Below is a simple breakdown of how to move from raw insight to practical action:

Data Insights Table
What the Data Shows What It Could Mean What to Do With It
Users exit after viewing the pricing page They’re confused about plans or don’t see value Simplify pricing tiers, clarify benefits, and add social proof
Repeated clicks on non-clickable UI elements Users think something is interactive, but it’s not Add affordances like hover effects or change the design
High drop-off during sign-up Form is too long or asks for too much too soon Reduce fields, split form into steps, and delay optional inputs
Low engagement on the key feature Users don’t notice it or find it irrelevant Improve feature discoverability or reassess its placement
Long time on task with low completion Users are struggling, not engaging Rework the flow, offer inline guidance, or live chat

Once analytics starts guiding your design decisions, the entire workflow becomes clearer. You move away from design debates and toward user-backed improvements. 

That clarity extends beyond UX and directly impacts how your product performs and how your business grows. Here’s how:

Benefits of Using UX Analytics in UX Design

Data-backed UX and insight-driven product decisions are making noticeable transformations across industries. Top organizations stay ahead because they adapt quickly to what their users actually need. 

In a 2023 survey, the majority of businesses said investment in data and analytics was a top priority. The returns on that investment extend across customer acquisition, retention, and overall operational efficiency.

Here are some of the most direct, measurable ways UX analytics contributes to product and business growth:

  • Lower customer acquisition cost (CAC): When you fix leaks in critical flows, more users complete the actions they came for. This means your existing traffic brings in more qualified leads, without increasing your ad spend.
  • Higher retention and product engagement: If users hit fewer roadblocks and can achieve their goals faster, they’re more likely to return. Analytics helps spot the exact steps where drop-offs happen so you can fix friction before users leave.
  • Smarter product roadmap decisions: Usage data shows where people struggle or stop short of completing key tasks. You can use this to prioritize improvements that have a measurable impact, rather than guessing what users want.
  • Faster iteration and fewer redesign cycles: With objective data, teams can move quickly to fix real issues instead of debating opinions. You release updates based on evidence, which reduces the need for frequent overhauls.
  • Clearer collaboration across teams: Everyone, from product managers to designers to engineers, can look at the same data and reach the same conclusions. It keeps the team focused on solving the right problems, not chasing separate goals.

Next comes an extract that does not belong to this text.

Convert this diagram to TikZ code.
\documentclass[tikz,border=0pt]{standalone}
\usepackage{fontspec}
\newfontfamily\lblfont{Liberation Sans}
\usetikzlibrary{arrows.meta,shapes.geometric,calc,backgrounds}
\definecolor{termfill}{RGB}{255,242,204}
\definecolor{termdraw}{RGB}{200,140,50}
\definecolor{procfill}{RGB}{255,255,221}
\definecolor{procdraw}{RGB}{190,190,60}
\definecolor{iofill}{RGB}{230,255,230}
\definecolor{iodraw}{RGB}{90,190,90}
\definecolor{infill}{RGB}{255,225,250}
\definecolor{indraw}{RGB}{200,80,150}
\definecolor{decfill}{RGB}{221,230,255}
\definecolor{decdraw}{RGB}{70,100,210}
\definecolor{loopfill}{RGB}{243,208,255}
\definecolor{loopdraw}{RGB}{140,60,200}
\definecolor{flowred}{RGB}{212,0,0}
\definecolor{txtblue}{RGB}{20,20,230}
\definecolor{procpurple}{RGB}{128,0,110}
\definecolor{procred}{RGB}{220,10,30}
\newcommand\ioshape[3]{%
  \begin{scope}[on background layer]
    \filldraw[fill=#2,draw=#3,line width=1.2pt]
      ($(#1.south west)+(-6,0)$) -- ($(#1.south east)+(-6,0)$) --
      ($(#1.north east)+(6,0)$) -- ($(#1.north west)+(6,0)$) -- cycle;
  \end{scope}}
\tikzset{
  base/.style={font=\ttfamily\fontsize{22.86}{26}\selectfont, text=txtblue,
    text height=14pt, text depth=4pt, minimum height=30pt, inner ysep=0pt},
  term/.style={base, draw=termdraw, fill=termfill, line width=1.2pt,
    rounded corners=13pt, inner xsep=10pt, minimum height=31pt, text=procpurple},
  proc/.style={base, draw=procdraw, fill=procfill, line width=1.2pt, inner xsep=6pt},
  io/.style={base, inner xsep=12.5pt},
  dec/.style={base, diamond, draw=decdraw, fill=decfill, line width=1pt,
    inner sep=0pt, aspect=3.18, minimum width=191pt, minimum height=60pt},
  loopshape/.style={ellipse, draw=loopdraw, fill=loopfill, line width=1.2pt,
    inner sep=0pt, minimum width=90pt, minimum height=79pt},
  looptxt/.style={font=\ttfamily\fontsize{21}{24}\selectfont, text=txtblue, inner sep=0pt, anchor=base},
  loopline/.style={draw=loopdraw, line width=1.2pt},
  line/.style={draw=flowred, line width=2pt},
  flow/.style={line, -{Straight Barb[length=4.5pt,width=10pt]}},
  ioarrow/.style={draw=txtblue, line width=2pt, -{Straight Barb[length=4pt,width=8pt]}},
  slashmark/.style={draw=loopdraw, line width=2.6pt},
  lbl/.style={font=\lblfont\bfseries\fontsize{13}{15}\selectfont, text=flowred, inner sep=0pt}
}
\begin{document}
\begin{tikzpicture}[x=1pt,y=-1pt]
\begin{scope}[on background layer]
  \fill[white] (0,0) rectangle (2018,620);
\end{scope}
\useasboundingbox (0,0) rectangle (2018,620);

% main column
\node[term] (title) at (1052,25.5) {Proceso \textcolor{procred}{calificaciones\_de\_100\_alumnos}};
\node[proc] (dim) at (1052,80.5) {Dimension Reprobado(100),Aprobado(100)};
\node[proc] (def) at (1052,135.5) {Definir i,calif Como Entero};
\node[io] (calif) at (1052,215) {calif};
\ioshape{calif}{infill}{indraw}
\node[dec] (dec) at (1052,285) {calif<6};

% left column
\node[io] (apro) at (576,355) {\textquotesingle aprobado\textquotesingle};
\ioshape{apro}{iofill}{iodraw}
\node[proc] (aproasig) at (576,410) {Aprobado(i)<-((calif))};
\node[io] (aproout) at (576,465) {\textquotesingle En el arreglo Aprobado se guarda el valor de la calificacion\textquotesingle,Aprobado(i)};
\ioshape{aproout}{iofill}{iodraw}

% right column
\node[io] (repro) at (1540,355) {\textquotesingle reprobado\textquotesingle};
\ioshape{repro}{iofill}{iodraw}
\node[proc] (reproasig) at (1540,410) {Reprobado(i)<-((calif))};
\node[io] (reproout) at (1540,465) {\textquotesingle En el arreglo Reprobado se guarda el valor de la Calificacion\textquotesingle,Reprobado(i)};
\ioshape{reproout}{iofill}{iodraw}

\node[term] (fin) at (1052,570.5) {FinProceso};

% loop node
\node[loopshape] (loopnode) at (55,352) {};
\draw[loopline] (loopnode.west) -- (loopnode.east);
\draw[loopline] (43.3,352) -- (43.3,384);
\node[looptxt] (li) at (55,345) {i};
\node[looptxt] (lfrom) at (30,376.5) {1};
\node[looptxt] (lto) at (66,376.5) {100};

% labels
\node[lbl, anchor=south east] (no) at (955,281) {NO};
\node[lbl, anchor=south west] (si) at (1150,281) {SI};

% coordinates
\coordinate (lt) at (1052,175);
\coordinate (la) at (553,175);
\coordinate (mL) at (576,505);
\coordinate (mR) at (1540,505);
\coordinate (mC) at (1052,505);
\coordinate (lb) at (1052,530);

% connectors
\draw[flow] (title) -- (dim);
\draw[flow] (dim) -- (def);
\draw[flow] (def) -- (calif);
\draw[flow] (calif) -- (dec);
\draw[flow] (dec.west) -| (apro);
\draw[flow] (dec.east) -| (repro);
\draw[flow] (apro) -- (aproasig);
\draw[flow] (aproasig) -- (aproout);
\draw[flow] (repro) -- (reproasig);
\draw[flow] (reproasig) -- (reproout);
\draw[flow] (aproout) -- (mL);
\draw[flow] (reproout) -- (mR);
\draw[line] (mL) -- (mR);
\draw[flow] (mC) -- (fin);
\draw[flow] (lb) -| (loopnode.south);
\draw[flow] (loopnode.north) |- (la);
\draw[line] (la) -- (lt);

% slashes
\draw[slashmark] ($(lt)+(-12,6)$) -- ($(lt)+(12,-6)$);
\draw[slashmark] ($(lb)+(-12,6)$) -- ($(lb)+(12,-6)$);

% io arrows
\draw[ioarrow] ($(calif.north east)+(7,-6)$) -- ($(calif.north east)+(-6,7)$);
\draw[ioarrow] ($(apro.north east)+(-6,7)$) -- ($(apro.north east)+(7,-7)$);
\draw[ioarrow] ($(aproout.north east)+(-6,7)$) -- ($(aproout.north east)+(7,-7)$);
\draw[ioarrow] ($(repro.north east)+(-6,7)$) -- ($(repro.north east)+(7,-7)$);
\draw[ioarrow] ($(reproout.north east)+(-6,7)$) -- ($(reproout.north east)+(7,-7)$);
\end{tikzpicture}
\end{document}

When used thoughtfully, UX design analytics can shape better outcomes for your users. 

If you're serious about improving user experience and product performance, it's worth investing in the tools and processes that bring clarity to every design decision.

And if you’re looking for expert support to set up or refine your UX analytics workflow, consider partnering with someone who knows how to turn insight into impact.

How Beetle Beetle Can Help?

One of the most transformative applications of UX analytics is website design. If you are a B2B SaaS business looking to create a strong brand identity, you know how challenging it can be to stand out. 

Poor loading speeds, confusing navigation flows, and a lack of mobile optimization can instantly turn potential customers away before they even understand what you offer. 

Plus, given the sheer magnitude of competition in the SaaS space, your website UX needs an X-factor. Example: personalized user journeys that adapt based on visitor behavior or interactive product demos that showcase your software's capabilities in real-time.

Beetle Beetle can help you turn these analytics insights into high-converting design solutions. Here's what we do differently:

  • Data at the front and center: We rely on comprehensive UX analytics to guide every design choice, ensuring your website performs based on user behavior patterns, not assumptions.
  • Strategic market positioning: Through thorough market and competitor analysis, we identify gaps in your industry and position your brand to fill them effectively.
  • Custom visual storytelling: Our in-house illustrators and designers create unique visual identities for your SaaS brand that communicate complex technical concepts through compelling, memorable design.
  • Conversion-focused optimization: We continuously test and refine user flows using analytics data to maximize lead generation and customer acquisition.

When you combine strategic UX analytics with expert design execution, the results speak for themselves. 

Curious to learn more about our process, pricing, and ETA? Simply book an intro call with us for details. 

FAQs

1. What is data analysis in UX design?

It’s the process of reviewing user behavior data, both quantitative and qualitative, to understand how people interact with a product and where improvements are needed.

2. What is a UX design analyst?

A UX design analyst interprets user data to identify design issues, test solutions, and support product teams in creating better experiences backed by real insights.

3. How can I address privacy concerns when tracking user behavior?

Respect for privacy starts with a responsible setup. Anonymize all data, ask for user consent, and comply with regulations like GDPR and CCPA. Avoid collecting personally identifiable information unless absolutely necessary.

4. Is there a UX analytics checklist I can follow?

Yes, here’s a quick one to get started:

  • Define 2–3 clear user goals
  • Choose tools based on what insights you need
  • Track behavior in critical flows like onboarding or checkout
  • Use heatmaps, form analytics, and session replays for deeper insight
  • Pair behavior data with user feedback
  • Translate findings into design updates and track changes

5. What are the best tools for UX analytics?

It depends on what you're tracking. Use Google Analytics for traffic and funnels, Hotjar for heatmaps and session recordings, and Maze or UsabilityHub/Lyssna for testing and feedback. Choose tools based on your goals.